Магия чисел. Математическая мысль от Пифагора до наших дней - [127]
Огромное число N частиц во вселенной, конечно, еще не было проверено наблюдением. Другие три чистых числа довольно малы, и все известны. Таким образом, проверка наблюдением для трех из четырех мировых констант выполнима. Проверка – это хорошо, даже лучше чем хорошо. Эддингтон отмечает, что «все четыре константы получены вполне теоретическим вычислением». Далее он замечает, что число (четыре) из измерений пространство-время (строение физической вселенной, согласно теории относительности) может рассматриваться как пятая фундаментальная мировая константа. Даже это число (утверждает он) найдено, чтобы быть однозначно детерминировано, исходя из эпистемологического принципа, что мы можем только наблюдать отношения между двумя объектами, – принцип, который почти каждый из нас мог бы признать потребностью рациональной мысли или значимого языка.

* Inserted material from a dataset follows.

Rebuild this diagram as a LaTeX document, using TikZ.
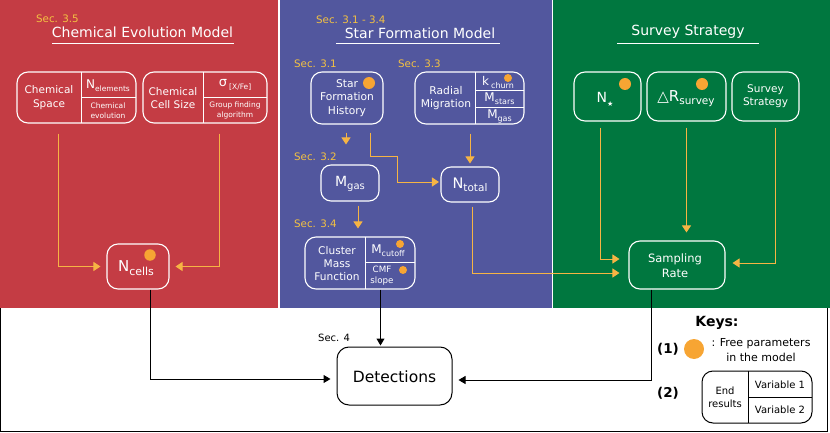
\documentclass[tikz,border=0pt]{standalone}
\usepackage{fontspec}
\setmainfont{DejaVu Sans}
\usetikzlibrary{arrows.meta,calc}
\definecolor{redp}{HTML}{C43C44}
\definecolor{bluep}{HTML}{52579E}
\definecolor{greenp}{HTML}{00773F}
\definecolor{yarr}{HTML}{F6B444}
\definecolor{secy}{HTML}{F3C142}
\definecolor{dotc}{HTML}{F7A533}
\newcommand{\fsz}[2]{\fontsize{#1}{#2}\selectfont}
\newcommand{\sbx}[2]{\raisebox{-0.45ex}{\fontsize{#1}{#1}\selectfont #2}}
\tikzset{
  wbox/.style={draw=white, line width=1.1pt, rounded corners=11pt, inner sep=0pt},
  btxt/.style={text=white, align=center, inner sep=0pt},
  ttl/.style={text=white, font=\fsz{14}{16}, inner sep=0pt},
  secl/.style={text=secy, font=\fsz{10.3}{12}, anchor=west, inner sep=0pt},
  wline/.style={draw=white, line width=1pt},
  yarrow/.style={draw=yarr, line width=1pt, -{Triangle[length=7pt,width=9pt]}},
  barrow/.style={draw=black, line width=1pt, -{Triangle[length=7pt,width=8pt]}},
  fdot/.style={circle, fill=dotc, inner sep=0pt, minimum size=#1},
  ktxt/.style={text=black, align=center, inner sep=0pt}
}
\begin{document}
\begin{tikzpicture}[x=1pt,y=-1pt]
\useasboundingbox (0,0) rectangle (830,433);
% panels
\fill[redp] (0,0) rectangle (278,308);
\fill[bluep] (280,0) rectangle (551.5,308);
\fill[greenp] (553,0) rectangle (830,308);
\draw[black, line width=0.8pt] (0.5,308) -- (0.5,431.5) -- (827.5,431.5) -- (827.5,308);

% ---------- Chemical evolution ----------
\node[secl] (s35) at (36,19) {Sec. 3.5};
\node[ttl] (tcem) at (142.5,32) {Chemical Evolution Model};
\draw[wline] (52,44) -- (234,44);

\node[wbox, minimum width=119pt, minimum height=51pt] (cs) at (76.5,97.5) {};
\draw[wline] (81,72) -- (81,123);
\draw[wline] (81,98) -- (136,98);
\node[btxt, font=\fsz{10.5}{13.5}] (csl) at (49,97.5) {Chemical\\Space};
\node[btxt, font=\fsz{12}{14}] (cs1) at (108,86) {N\sbx{7.5}{elements}};
\node[btxt, font=\fsz{7.5}{9.5}] (cs2) at (108,110.5) {Chemical\\evolution};

\node[wbox, minimum width=124pt, minimum height=51pt] (ccs) at (205,97.5) {};
\draw[wline] (203,72) -- (203,123);
\draw[wline] (203,98) -- (267,98);
\node[btxt, font=\fsz{10.5}{13.5}] (ccsl) at (173,98) {Chemical\\Cell Size};
\node[btxt, font=\fsz{13}{14}] (ccs1) at (235,85) {σ\,\sbx{7.5}{[X/Fe]}};
\node[btxt, font=\fsz{7.5}{9.5}] (ccs2) at (235,110.5) {Group finding\\algorithm};

\node[wbox, minimum width=62pt, minimum height=45pt] (ncells) at (138,266.5) {};
\node[btxt, font=\fsz{15}{16}] (ncellst) at (136,268) {N\sbx{11}{cells}};
\node[fdot=11.5pt] (dnc) at (150,255) {};

% ---------- Star formation ----------
\node[secl] (s314) at (316,20) {Sec. 3.1 - 3.4};
\node[ttl] (tsfm) at (420,33) {Star Formation Model};
\draw[wline] (336,44) -- (500,44);

\node[secl] (s31) at (294,64) {Sec. 3.1};
\node[wbox, minimum width=72pt, minimum height=52pt] (sfh) at (347,98) {};
\node[btxt, font=\fsz{10.7}{13.3}] (sfht) at (347,98) {Star\\Formation\\History};
\node[fdot=12pt] (dsfh) at (369,83) {};

\node[secl] (s33) at (398,64) {Sec. 3.3};
\node[wbox, minimum width=109pt, minimum height=52pt] (rm) at (469.5,98) {};
\draw[wline] (475,72) -- (475,124);
\draw[wline] (475,91) -- (524,91);
\draw[wline] (475,108) -- (524,108);
\node[btxt, font=\fsz{10.7}{13.5}] (rmt) at (446,98) {Radial\\Migration};
\node[btxt, font=\fsz{12}{13}] (rm1) at (498,82.5) {k\,\sbx{8}{churn}};
\node[fdot=8pt] (drm) at (508,78) {};
\node[btxt, font=\fsz{12}{13}] (rm2) at (499.5,99) {M\sbx{8}{stars}};
\node[btxt, font=\fsz{12}{13}] (rm3) at (499.5,116) {M\sbx{8}{gas}};

\node[secl] (s32) at (294,157) {Sec. 3.2};
\node[wbox, rounded corners=10pt, minimum width=58pt, minimum height=36pt] (mgas) at (350,183) {};
\node[btxt, font=\fsz{14}{15}] (mgast) at (350,184) {M\sbx{10}{gas}};

\node[wbox, rounded corners=10pt, minimum width=58pt, minimum height=35pt] (ntot) at (470,184.5) {};
\node[btxt, font=\fsz{14.5}{15}] (ntott) at (470,185) {N\sbx{10.5}{total}};

\node[secl] (s34) at (294,224) {Sec. 3.4};
\node[wbox, minimum width=110pt, minimum height=52pt] (cmf) at (360,263) {};
\draw[wline] (365,237) -- (365,289);
\draw[wline] (365,262) -- (415,262);
\node[btxt, font=\fsz{10.6}{13.3}] (cmft) at (337,263.5) {Cluster\\Mass\\Function};
\node[btxt, font=\fsz{12}{13}] (cmf1) at (388,251) {M\sbx{8}{cutoff}};
\node[fdot=8pt] (dcmf1) at (400,244) {};
\node[btxt, font=\fsz{8.7}{11.5}] (cmf2) at (382,275.5) {CMF\\slope};
\node[fdot=8pt] (dcmf2) at (403,270) {};

% ---------- Survey strategy ----------
\node[ttl] (tss) at (688,32) {Survey Strategy};
\draw[wline] (617,44) -- (759,44);

\node[wbox, minimum width=67pt, minimum height=49pt] (nstar) at (607.5,96.5) {};
\node[btxt, font=\fsz{14}{15}] (nstart) at (605,99) {N\raisebox{-0.5ex}{\fontsize{7}{7}\selectfont ★}};
\node[fdot=12pt] (dns) at (625,84) {};

\node[wbox, minimum width=79pt, minimum height=49pt] (dr) at (686.5,96.5) {};
\node[btxt, font=\fsz{15}{16}] (drt) at (686,98.5) {△R\sbx{10.5}{survey}};
\node[fdot=12pt] (ddr) at (702,84) {};

\node[wbox, minimum width=67pt, minimum height=49pt] (ss) at (765.5,96.5) {};
\node[btxt, font=\fsz{10.5}{13}] (sst) at (765.5,96.5) {Survey\\Strategy};

\node[wbox, minimum width=96pt, minimum height=48pt] (samp) at (677,265) {};
\node[btxt, font=\fsz{11.5}{15}] (sampt) at (675,266) {Sampling\\Rate};

% ---------- bottom ----------
\node[ktxt, font=\fsz{10}{12}, anchor=west] (s4) at (318,338) {Sec. 4};
\node[draw=black, line width=1pt, rounded corners=12pt, minimum width=115pt, minimum height=58pt, inner sep=0pt] (det) at (394.5,376) {};
\node[ktxt, font=\fsz{15.5}{17}] (dett) at (394.5,377) {Detections};

\node[ktxt, font=\bfseries\fsz{14}{16}] (keys) at (717,323) {Keys:};
\node[ktxt, font=\bfseries\fsz{13.5}{16}] (k1) at (668,349) {(1)};
\node[fdot=20pt] (dkey) at (694,349) {};
\node[ktxt, font=\fsz{11}{14.5}] (k1t) at (761,350) {: Free parameters\\in the model};
\node[ktxt, font=\bfseries\fsz{13.5}{16}] (k2) at (668,393) {(2)};
\node[draw=black, line width=1pt, rounded corners=11pt, minimum width=110pt, minimum height=52pt, inner sep=0pt] (kbox) at (757,397) {};
\draw[black, line width=0.8pt] (748,371) -- (748,423);
\draw[black, line width=0.8pt] (748,397) -- (812,397);
\node[ktxt, font=\fsz{10}{13}] (kbl) at (725,397) {End\\results};
\node[ktxt, font=\fsz{10}{12}] (kb1) at (780,385) {Variable 1};
\node[ktxt, font=\fsz{10}{12}] (kb2) at (780,410) {Variable 2};

% ---------- connectors ----------
\draw[yarrow, shorten >=6pt] ([xshift=-18.5pt,yshift=-10pt]cs.south) |- (ncells.west);
\draw[yarrow, shorten >=6pt] ([xshift=14pt,yshift=-10pt]ccs.south) |- (ncells.east);
\draw[barrow, shorten >=6pt] ([xshift=12pt]ncells.south) |- ([yshift=-3pt]det.west);

\draw[yarrow, shorten <=8pt, shorten >=20pt] ([xshift=-1pt]sfh.south) -- ([xshift=-1pt]sfh.south |- mgas.north);
\draw[yarrow, shorten >=1.5pt] ([xshift=23pt,yshift=-8pt]sfh.south) -- ++(0,24) -- ++(27,0) |- ([yshift=2.5pt]ntot.west);
\draw[yarrow, shorten >=3pt] ([xshift=0.5pt,yshift=-9pt]rm.south) -- ([xshift=0.5pt]rm.south |- ntot.north);
\draw[yarrow, shorten >=8pt] ([xshift=8pt,yshift=-4pt]mgas.south) -- ([xshift=8pt]mgas.south |- cmf.north);
\draw[barrow, shorten >=1pt] ([xshift=20.5pt]cmf.south) -- ([xshift=20.5pt]cmf.south |- det.north);
\draw[yarrow, shorten >=9pt] ([xshift=2pt,yshift=-4pt]ntot.south) |- ([yshift=-8pt]samp.west);

\draw[yarrow, shorten >=9pt] ([xshift=-7.5pt,yshift=-6pt]nstar.south) |- ([yshift=6pt]samp.west);
\draw[yarrow, shorten >=8pt] ([yshift=-6pt]dr.south) -- (dr.south |- samp.north);
\draw[yarrow, shorten >=7pt] ([xshift=9.5pt,yshift=-6pt]ss.south) |- ([yshift=2pt]samp.east);
\draw[barrow, shorten >=6pt] ([xshift=-26pt]samp.south) |- ([yshift=-4pt]det.east);
\end{tikzpicture}
\end{document}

Указав на замечательное соответствие между собственными эпистемологическими выводами и результатами, предварительно известными из наблюдения и опыта, Эддингтон отмечает, что, «если бы все пошло иначе, это привело бы к замешательству, но теория не опирается на проводимые наблюдения». Далее, если теория права, «станет возможно судить, правильны ли математическая обработка и решения, не ожидая найти ответ в книге природы. Моя задача состоит в том, чтобы показать, что для вычисления точного значения констант наши теоретические ресурсы достаточны и наши методы вполне результативны, и наблюдение тогда станет лишь разновидностью формальной проверки, которую мы применяем иногда к теоремам в геометрии».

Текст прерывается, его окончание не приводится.